Back to code sutra Archive
Efficient Conditional Cumulation with Pandas
The Challenge
Actuarial models often require calculating cumulative values (e.g., policy duration, claim count in a period) that reset based on specific events (e.g., policy renewal, claim payment). Using explicit Python loops for such conditional resets on large datasets is computationally expensive and slow.
The Sutra Snippet
python
import pandas as pd
# Sample data mimicking policy events with renewals
df = pd.DataFrame({
'PolicyID': ['A', 'A', 'A', 'A', 'B', 'B', 'B', 'C', 'C', 'C'],
'EventDate': pd.to_datetime([
'2020-01-01', '2020-07-01', '2021-01-01', '2021-07-01',
'2019-03-01', '2020-03-01', '2020-09-01',
'2022-01-01', '2022-06-01', '2023-01-01'
]),
'IsRenewalEvent': [True, False, True, False, True, True, False, True, False, True] # True marks a reset point
})
# Ensure data is sorted for correct cumulative calculation within each policy
df = df.sort_values(by=['PolicyID', 'EventDate']).reset_index(drop=True)
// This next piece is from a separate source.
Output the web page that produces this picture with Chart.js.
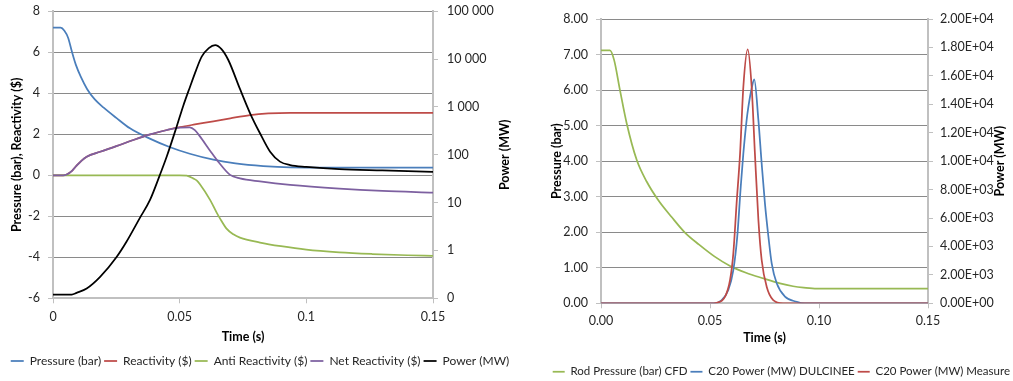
<!DOCTYPE html>
<html lang="en">

<head>
    <meta charset="UTF-8">
    <title>Rod ejection transient</title>
    <script src="https://cdn.jsdelivr.net/npm/chart.js"></script>
    <style>
        body {
            margin: 0;
            background: #fff;
            font-family: Lato, sans-serif;
        }

        .box {
            position: absolute;
            top: 0;
            height: 381px;
        }
    </style>
</head>

<body>
    <div class="box" style="left:0;width:520px"><canvas id="leftChart"></canvas></div>
    <div class="box" style="left:530px;width:483px"><canvas id="rightChart"></canvas></div>

    <script>
        // ---- left chart: pressure / reactivity / power ----
        const pressureT = [0, 0.003, 0.0045, 0.006, 0.0074, 0.009, 0.011, 0.0135, 0.0165, 0.02, 0.025, 0.0304, 0.038, 0.046, 0.054, 0.0633, 0.072, 0.083, 0.0936, 0.11, 0.13, 0.15];
        const pressure = [7.2, 7.2, 7.05, 6.7, 6.06, 5.4, 4.8, 4.2, 3.7, 3.3, 2.8, 2.29, 1.8, 1.38, 1.05, 0.76, 0.58, 0.45, 0.39, 0.38, 0.38, 0.38];

        const reactT = [0, 0.004, 0.0054, 0.0075, 0.0093, 0.0113, 0.0133, 0.0186, 0.025, 0.0317, 0.038, 0.045, 0.0501, 0.056, 0.0633, 0.07, 0.0778, 0.085, 0.0936, 0.11, 0.13, 0.15];
        const reactivity = [0, 0, 0.04, 0.22, 0.47, 0.72, 0.91, 1.15, 1.42, 1.72, 1.98, 2.21, 2.35, 2.48, 2.63, 2.78, 2.94, 3.02, 3.05, 3.04, 3.04, 3.04];

        const antiT = [0, 0.05, 0.0528, 0.0553, 0.0567, 0.058, 0.062, 0.0646, 0.0659, 0.0685, 0.0712, 0.0738, 0.0817, 0.09, 0.1, 0.113, 0.126, 0.14, 0.15];
        const antiReactivity = [0, 0, -0.02, -0.15, -0.25, -0.44, -1.2, -1.82, -2.1, -2.6, -2.88, -3.04, -3.28, -3.46, -3.63, -3.76, -3.84, -3.9, -3.93];

        const netT = [0, 0.004, 0.0054, 0.0075, 0.0093, 0.0113, 0.0133, 0.0186, 0.025, 0.0317, 0.038, 0.045, 0.0501, 0.054, 0.056, 0.058, 0.062, 0.0653, 0.0699, 0.0738, 0.0817, 0.0936, 0.113, 0.13, 0.15];
        const netReactivity = [0, 0, 0.04, 0.22, 0.47, 0.72, 0.91, 1.15, 1.42, 1.72, 1.98, 2.21, 2.33, 2.34, 2.2, 1.9, 1.2, 0.65, 0.02, -0.15, -0.3, -0.47, -0.65, -0.76, -0.84];

        const powerT = [0, 0.0074, 0.0093, 0.0133, 0.0186, 0.0251, 0.029, 0.0343, 0.0383, 0.0422, 0.0449, 0.0488, 0.0514, 0.0541, 0.0565, 0.0587, 0.0615, 0.064, 0.0665, 0.0692, 0.0738, 0.0778, 0.0817, 0.0857, 0.0896, 0.0936, 0.1, 0.113, 0.13, 0.15];
        const power = [0.12, 0.12, 0.13, 0.16, 0.28, 0.73, 1.52, 4.8, 11.4, 38, 92, 387, 1050, 2655, 5900, 11250, 17000, 19600, 16200, 9590, 2380, 738, 282, 116, 72, 61, 56, 50, 47, 44];

        const powerTicks = [0.1, 1, 10, 100, 1000, 10000, 100000];

        // ---- right chart: C20 test ----
        const rodT = [0, 0.0041, 0.006, 0.0087, 0.0118, 0.0164, 0.021, 0.0263, 0.0325, 0.0385, 0.045, 0.052, 0.0592, 0.0665, 0.0745, 0.0821, 0.0881, 0.093, 0.099, 0.11, 0.13, 0.15];
        const rodPressure = [7.12, 7.12, 6.85, 6.0, 5.06, 4.03, 3.42, 2.9, 2.42, 1.99, 1.65, 1.32, 1.05, 0.86, 0.7, 0.56, 0.48, 0.44, 0.41, 0.41, 0.41, 0.41];

        const dulT = [0, 0.05, 0.0518, 0.0554, 0.0584, 0.0607, 0.0625, 0.0641, 0.0653, 0.0668, 0.0676, 0.0691, 0.0703, 0.0722, 0.0737, 0.0752, 0.0768, 0.0783, 0.0806, 0.0844, 0.0898, 0.0934, 0.1, 0.15];
        const dulcinee = [0, 0, 0, 230, 935, 2340, 4680, 8200, 10545, 12885, 13820, 15115, 15750, 12885, 9840, 7030, 4680, 2810, 1405, 465, 110, 0, 0, 0];

        const measT = [0, 0.05, 0.0531, 0.0569, 0.0592, 0.0607, 0.0622, 0.0638, 0.0653, 0.0673, 0.0691, 0.0706, 0.0722, 0.0737, 0.076, 0.079, 0.0835, 0.1, 0.15];
        const measure = [0, 0, 40, 465, 1640, 3515, 7030, 10545, 15230, 17860, 15230, 10545, 5855, 3045, 1170, 230, 0, 0, 0];

        const BLUE = '#4a7ebb';
        const RED = '#be4b48';
        const GREEN = '#98b954';
        const PURPLE = '#7d60a0';
        const GRID = '#8a8a8a';
        const AXIS = '#c0c0c0';
        const TEXT = '#262626';
        const FONT = 'Lato';

        function points(ts, vs) {
            return ts.map((t, i) => ({ x: t, y: vs[i] }));
        }

        function series(label, ts, vs, color, axis, order) {
            return {
                label: label,
                data: points(ts, vs),
                borderColor: color,
                backgroundColor: color,
                borderWidth: 1.75,
                pointRadius: 0,
                cubicInterpolationMode: 'monotone',
                yAxisID: axis,
                order: order
            };
        }

        // right axis titles read bottom-to-top, chart.js rotates them the other way
        const sideTitle = {
            id: 'sideTitle',
            afterDraw(chart, args, opts) {
                const { ctx, chartArea } = chart;
                ctx.save();
                ctx.font = 'bold 12.5px ' + FONT;
                ctx.fillStyle = '#000';
                ctx.textAlign = 'center';
                ctx.textBaseline = 'middle';
                ctx.translate(opts.x, (chartArea.top + chartArea.bottom) / 2);
                ctx.rotate(-Math.PI / 2);
                ctx.fillText(opts.text, 0, 0);
                ctx.restore();
            }
        };

        const tickFont = { family: FONT, size: 12.5 };
        const titleFont = { family: FONT, size: 12.5, weight: 'bold' };

        // fixed widths, and no extra top/bottom padding from the tick labels
        function fixWidth(w) {
            return s => {
                s.width = w;
                s.paddingTop = 0;
                s.paddingBottom = 0;
            };
        }

        function legendOpts(align, maxHeight, size, lineW) {
            return {
                position: 'bottom',
                align: align,
                maxHeight: maxHeight,
                labels: {
                    usePointStyle: true,
                    pointStyle: 'line',
                    pointStyleWidth: lineW,
                    padding: 3,
                    color: TEXT,
                    font: { family: FONT, size: size },
                    sort: (a, b) => a.datasetIndex - b.datasetIndex
                }
            };
        }

        function spaced(v) {
            return String(v).replace(/\B(?=(\d{3})+(?!\d))/g, ' ');
        }

        function sci(v) {
            const [m, e] = v.toExponential(2).split('e');
            const n = Math.abs(parseInt(e, 10));
            return m + 'E' + (e[0] === '-' ? '-' : '+') + (n < 10 ? '0' + n : n);
        }

        new Chart(document.getElementById('leftChart'), {
            type: 'line',
            data: {
                datasets: [
                    series('Pressure (bar)', pressureT, pressure, BLUE, 'y', 5),
                    series('Reactivity ($)', reactT, reactivity, RED, 'y', 4),
                    series('Anti Reactivity ($)', antiT, antiReactivity, GREEN, 'y', 3),
                    series('Net Reactivity ($)', netT, netReactivity, PURPLE, 'y', 2),
                    series('Power (MW)', powerT, power, '#000000', 'y1', 1)
                ]
            },
            options: {
                responsive: true,
                maintainAspectRatio: false,
                animation: false,
                layout: { padding: { top: 11.3, bottom: 4, left: 0, right: 0 } },
                scales: {
                    x: {
                        type: 'linear',
                        min: 0,
                        max: 0.15,
                        afterFit: s => { s.height = 53.7; },
                        ticks: {
                            stepSize: 0.05,
                            padding: 6,
                            color: TEXT,
                            font: tickFont,
                            callback: v => String(+v.toFixed(2))
                        },
                        grid: { drawOnChartArea: false, tickLength: 5, tickColor: AXIS },
                        border: { color: AXIS, width: 2 },
                        title: { display: true, text: 'Time (s)', color: '#000', font: titleFont, padding: { top: 0, bottom: 7.8 } }
                    },
                    y: {
                        position: 'left',
                        min: -6,
                        max: 8,
                        afterFit: fixWidth(53),
                        ticks: { stepSize: 2, padding: 8, color: TEXT, font: tickFont },
                        grid: { color: GRID, tickLength: 5, tickColor: AXIS },
                        border: { color: AXIS, width: 2 },
                        title: { display: true, text: 'Pressure (bar), Reactivity ($)', color: '#000', font: titleFont, padding: { top: 9.5, bottom: 0 } }
                    },
                    y1: {
                        type: 'logarithmic',
                        position: 'right',
                        min: 0.1,
                        max: 100000,
                        afterFit: fixWidth(87),
                        afterBuildTicks: s => { s.ticks = powerTicks.map(v => ({ value: v })); },
                        ticks: {
                            padding: 9,
                            color: TEXT,
                            font: tickFont,
                            callback: v => v < 1 ? '0' : spaced(v)
                        },
                        grid: { drawOnChartArea: false, tickLength: 5, tickColor: AXIS },
                        border: { color: AXIS, width: 2 }
                    }
                },
                plugins: {
                    legend: legendOpts('center', 25, 12, 13),
                    tooltip: { enabled: false },
                    sideTitle: { x: 505, text: 'Power (MW)' }
                }
            },
            plugins: [sideTitle]
        });

        new Chart(document.getElementById('rightChart'), {
            type: 'line',
            data: {
                datasets: [
                    series('Rod Pressure (bar) CFD', rodT, rodPressure, GREEN, 'y', 3),
                    series('C20 Power (MW) DULCINEE', dulT, dulcinee, BLUE, 'y1', 2),
                    series('C20 Power (MW) Measure', measT, measure, RED, 'y1', 1)
                ]
            },
            options: {
                responsive: true,
                maintainAspectRatio: false,
                animation: false,
                layout: { padding: { top: 19, bottom: 0, left: 0, right: 0 } },
                scales: {
                    x: {
                        type: 'linear',
                        min: 0,
                        max: 0.15,
                        afterFit: s => { s.height = 59.7; },
                        ticks: {
                            stepSize: 0.05,
                            padding: 5.5,
                            color: TEXT,
                            font: tickFont,
                            callback: v => v.toFixed(2)
                        },
                        grid: { drawOnChartArea: false, tickLength: 5, tickColor: AXIS },
                        border: { color: AXIS, width: 2 },
                        title: { display: true, text: 'Time (s)', color: '#000', font: titleFont, padding: { top: 0, bottom: 17.5 } }
                    },
                    y: {
                        position: 'left',
                        min: 0,
                        max: 8,
                        afterFit: fixWidth(71),
                        ticks: { stepSize: 1, padding: 8, color: TEXT, font: tickFont, callback: v => v.toFixed(2) },
                        grid: { color: GRID, tickLength: 5, tickColor: AXIS },
                        border: { color: AXIS, width: 2 },
                        title: { display: true, text: 'Pressure (bar)', color: '#000', font: titleFont, padding: { top: 19.5, bottom: 0 } }
                    },
                    y1: {
                        position: 'right',
                        min: 0,
                        max: 20000,
                        afterFit: fixWidth(85),
                        ticks: { stepSize: 2000, padding: 7, color: TEXT, font: tickFont, callback: v => sci(v) },
                        grid: { drawOnChartArea: false, tickLength: 5, tickColor: AXIS },
                        border: { color: AXIS, width: 2 }
                    }
                },
                plugins: {
                    legend: legendOpts('end', 18, 11.5, 12),
                    tooltip: { enabled: false },
                    sideTitle: { x: 470, text: 'Power (MW)' }
                }
            },
            plugins: [sideTitle]
        });
    </script>

</body>

</html>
# Step 1: Create a 'renewal group' identifier.
# This increments each time 'IsRenewalEvent' is True within each PolicyID,
# effectively grouping rows belonging to the same policy term.
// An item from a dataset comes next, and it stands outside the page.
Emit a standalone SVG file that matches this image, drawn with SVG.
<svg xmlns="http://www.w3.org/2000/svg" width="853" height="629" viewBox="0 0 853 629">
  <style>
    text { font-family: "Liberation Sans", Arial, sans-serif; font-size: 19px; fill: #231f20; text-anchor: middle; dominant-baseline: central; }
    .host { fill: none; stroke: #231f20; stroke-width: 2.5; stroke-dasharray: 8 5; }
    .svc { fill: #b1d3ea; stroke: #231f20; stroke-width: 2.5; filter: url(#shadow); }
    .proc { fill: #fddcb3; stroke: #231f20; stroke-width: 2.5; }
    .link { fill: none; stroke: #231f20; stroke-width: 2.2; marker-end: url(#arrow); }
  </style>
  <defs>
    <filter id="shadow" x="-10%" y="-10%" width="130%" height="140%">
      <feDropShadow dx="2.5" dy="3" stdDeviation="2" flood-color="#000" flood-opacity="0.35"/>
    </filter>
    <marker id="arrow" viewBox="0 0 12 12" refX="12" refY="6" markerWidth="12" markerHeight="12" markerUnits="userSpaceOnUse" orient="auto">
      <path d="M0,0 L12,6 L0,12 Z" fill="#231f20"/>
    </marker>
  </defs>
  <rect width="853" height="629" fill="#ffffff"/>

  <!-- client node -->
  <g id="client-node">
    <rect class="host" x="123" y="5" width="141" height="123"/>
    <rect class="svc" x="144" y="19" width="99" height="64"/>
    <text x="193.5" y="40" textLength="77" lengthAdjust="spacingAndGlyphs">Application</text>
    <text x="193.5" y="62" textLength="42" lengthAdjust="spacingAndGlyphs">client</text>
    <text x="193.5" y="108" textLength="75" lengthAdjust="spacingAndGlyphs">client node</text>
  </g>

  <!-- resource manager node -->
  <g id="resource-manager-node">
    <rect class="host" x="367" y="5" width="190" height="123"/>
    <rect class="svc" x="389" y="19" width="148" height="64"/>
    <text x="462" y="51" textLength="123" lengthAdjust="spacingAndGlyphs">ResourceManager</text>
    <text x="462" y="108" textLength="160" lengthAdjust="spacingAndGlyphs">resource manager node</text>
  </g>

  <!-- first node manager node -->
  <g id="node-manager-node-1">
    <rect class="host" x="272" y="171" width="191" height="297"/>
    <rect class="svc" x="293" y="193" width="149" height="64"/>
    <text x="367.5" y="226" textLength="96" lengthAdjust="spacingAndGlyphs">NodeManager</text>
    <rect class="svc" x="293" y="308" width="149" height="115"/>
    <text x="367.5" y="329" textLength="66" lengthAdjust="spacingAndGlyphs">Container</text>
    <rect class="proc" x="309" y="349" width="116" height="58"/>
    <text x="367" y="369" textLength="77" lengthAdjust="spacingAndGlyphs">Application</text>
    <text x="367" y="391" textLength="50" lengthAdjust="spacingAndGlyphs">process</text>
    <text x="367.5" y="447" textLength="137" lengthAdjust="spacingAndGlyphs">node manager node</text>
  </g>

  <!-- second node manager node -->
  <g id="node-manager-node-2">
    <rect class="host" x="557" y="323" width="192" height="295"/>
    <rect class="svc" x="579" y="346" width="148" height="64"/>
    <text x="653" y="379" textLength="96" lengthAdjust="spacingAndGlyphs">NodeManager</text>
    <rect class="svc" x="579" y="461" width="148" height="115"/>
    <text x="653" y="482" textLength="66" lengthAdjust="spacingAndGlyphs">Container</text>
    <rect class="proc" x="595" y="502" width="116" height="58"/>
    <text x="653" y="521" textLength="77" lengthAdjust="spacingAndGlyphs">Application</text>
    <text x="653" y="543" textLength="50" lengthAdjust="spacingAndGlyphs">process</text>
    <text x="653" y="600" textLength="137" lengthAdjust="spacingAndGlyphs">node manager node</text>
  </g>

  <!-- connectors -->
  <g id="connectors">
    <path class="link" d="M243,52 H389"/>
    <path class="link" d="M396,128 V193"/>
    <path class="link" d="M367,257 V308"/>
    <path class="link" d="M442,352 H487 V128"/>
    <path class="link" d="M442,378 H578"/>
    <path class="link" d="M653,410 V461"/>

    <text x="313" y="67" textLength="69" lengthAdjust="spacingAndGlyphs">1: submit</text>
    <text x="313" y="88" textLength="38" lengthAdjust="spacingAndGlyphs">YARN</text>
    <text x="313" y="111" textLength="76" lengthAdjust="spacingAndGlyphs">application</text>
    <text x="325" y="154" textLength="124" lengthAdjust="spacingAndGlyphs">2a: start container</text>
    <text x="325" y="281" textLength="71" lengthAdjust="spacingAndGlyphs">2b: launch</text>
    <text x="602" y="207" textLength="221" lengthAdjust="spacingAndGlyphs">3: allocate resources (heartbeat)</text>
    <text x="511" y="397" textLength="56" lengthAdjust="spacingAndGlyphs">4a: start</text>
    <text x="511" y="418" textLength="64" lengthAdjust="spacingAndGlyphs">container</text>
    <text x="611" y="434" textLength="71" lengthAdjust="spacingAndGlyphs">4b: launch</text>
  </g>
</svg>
df['RenewalGroup'] = df.groupby('PolicyID')['IsRenewalEvent'].cumsum()
# Step 2: Calculate the desired cumulative counter (e.g., 'PolicyYearInTerm')
# within each unique (PolicyID, RenewalGroup) combination.
df['PolicyYearInTerm'] = df.groupby(['PolicyID', 'RenewalGroup']).cumcount() + 1
# Resulting DataFrame snippet:
# PolicyID EventDate IsRenewalEvent RenewalGroup PolicyYearInTerm
# 0 A 2020-01-01 True 1 1
# 1 A 2020-07-01 False 1 2
# 2 A 2021-01-01 True 2 1
# 3 A 2021-07-01 False 2 2
# 4 B 2019-03-01 True 1 1
# 5 B 2020-03-01 True 2 1
# 6 B 2020-09-01 False 2 2
# ...
PRO
Efficiency Gain
This vectorized Pandas approach leverages highly optimized C routines for `groupby()` and `cumsum()`, delivering significant performance improvements over explicit Python loops, especially on large actuarial datasets, by avoiding row-by-row iteration.